“We need to empower a new generation of technologists who want to work for the public good”

Public Interest Technology is not a luxury for only some universities, Andreen Soley writes. Instead, we need to create a broad-based network of universities to grow a civic technology field that reflects student demographic trends.

 

The demographics of high school graduates are shifting fast. Over the next 10-15 years, Hispanic high school graduates are set to increase by 50% and Asians and Pacific Islanders by 30%, while African Americans and Whites decline by 6% and 17% respectively. For colleges, this means that their student bodies are increasingly non-white, first generation students, many of whom will also be over the age of 24 and working part-time.

For those who have long endeavored to make the technology sector more diverse, this marks an incredible period of growth and potential for change. But how can they ensure that those who want to use their technological skills in service of the common good find pathways to economic growth and social mobility? Universities are working on the answer.

At a summit New America hosted with the Ford and Hewlett Foundations this summer, university presidents and provosts met to talk about the role of universities in growing the field of public interest technology (PIT). Through their curricula, career advising, fellowships, and internships universities are uniquely poised to help students develop the relevant techno-social skills needed to work in PIT. Universities should graduate students with fluencies in technical fields paired with an understanding of an ethical, legal, and policy framework; by doing so, their graduates can assess and incorporate the societal implications of technology into their work.

Given student demographic shifts, any university field building work needs to understand which universities have attracted and graduated technologists of color. Historically Black Colleges and Universities (HBCUs), which make up just 3% of all postsecondary institutions, awarded 17% of all Science, Technology, Engineering, and Math (STEM) baccalaureate degrees earned by Black students between 2002 and 2012— which is actually a drop from the 24% they graduated in the ten years prior. So, while HBCUs are doing the lion’s share of diversifying STEM for African-Americans, their ability to produce STEM graduates has eroded, often as a result of a lack of funding and resources. Similarly, Hispanic Serving Institutions (HSIs) are key drivers in increasing the educational attainment for Hispanic students. Despite occupying less than 5% of the higher education space, HSIs enroll nearly 50% of all Hispanic undergraduates, and produced 40% of the Latinx STEM bachelor’s degrees in 2010. Even so, HSIs face many of the same resource challenges as HBCUs.

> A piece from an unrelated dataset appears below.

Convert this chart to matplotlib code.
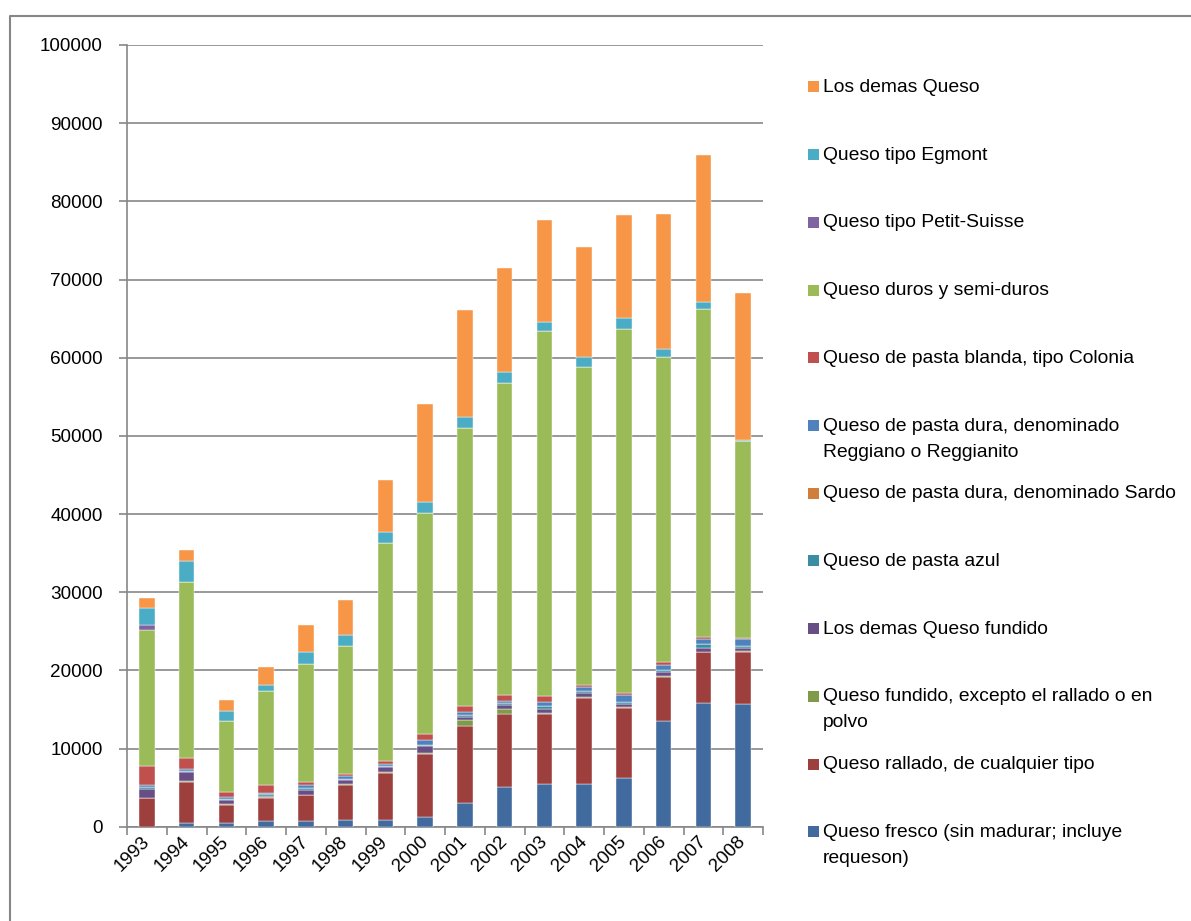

If PIT is a rallying cry for universities to shape the impact of emerging technologies on the world, we must acknowledge that the inequitable division of resources and labor will make that work difficult. To ensure that a consortium of PIT-dedicated institutions garners broad-based support from the full range of universities and colleges, we must work to:

  • Promote a baseline level of digital literacy or technical intuition for all undergraduate students, so they can navigate the technological choices they will increasingly have to make regardless of the industries they pursue as career.
  • Seek to align PIT aims and goals with accrediting body standards to ensure that new course content can be incorporated more easily to meet institutional priorities. Students will therefore not be penalized by attending institutions that are not able to be as flexible with course creation.
  • Support collaborative strategies. A well-resourced university can provide access to new courses or internship experiences for a less resourced partner, while the latter provides the former with access to community organizations and students who bring a different perspective to their work.
  • Create opportunities for universities and colleges to advocate for measures that will broaden the impact of PIT. They can support loan forgiveness and repayment, as well as need-based financial aid programs that allow for an expansion of the student pipeline for PIT.

Technological innovations are disruptive, often exasperating inequality, but herein lies an opportunity for PIT to serve as a corrective by empowering a new generation of technologists who want to work for the public good. Because technology is often designed to reflect the lived experience and education of the developer, a broader pool of technologists working in the public interest can create the solutions we desperately need for issues specific to diverse populations. In order to ensure that technology in the public interest takes root and grows, we need to listen more carefully to those who have been preparing students for the world that lies just around the corner, serving a public that is increasingly dissimilar to the students of the past.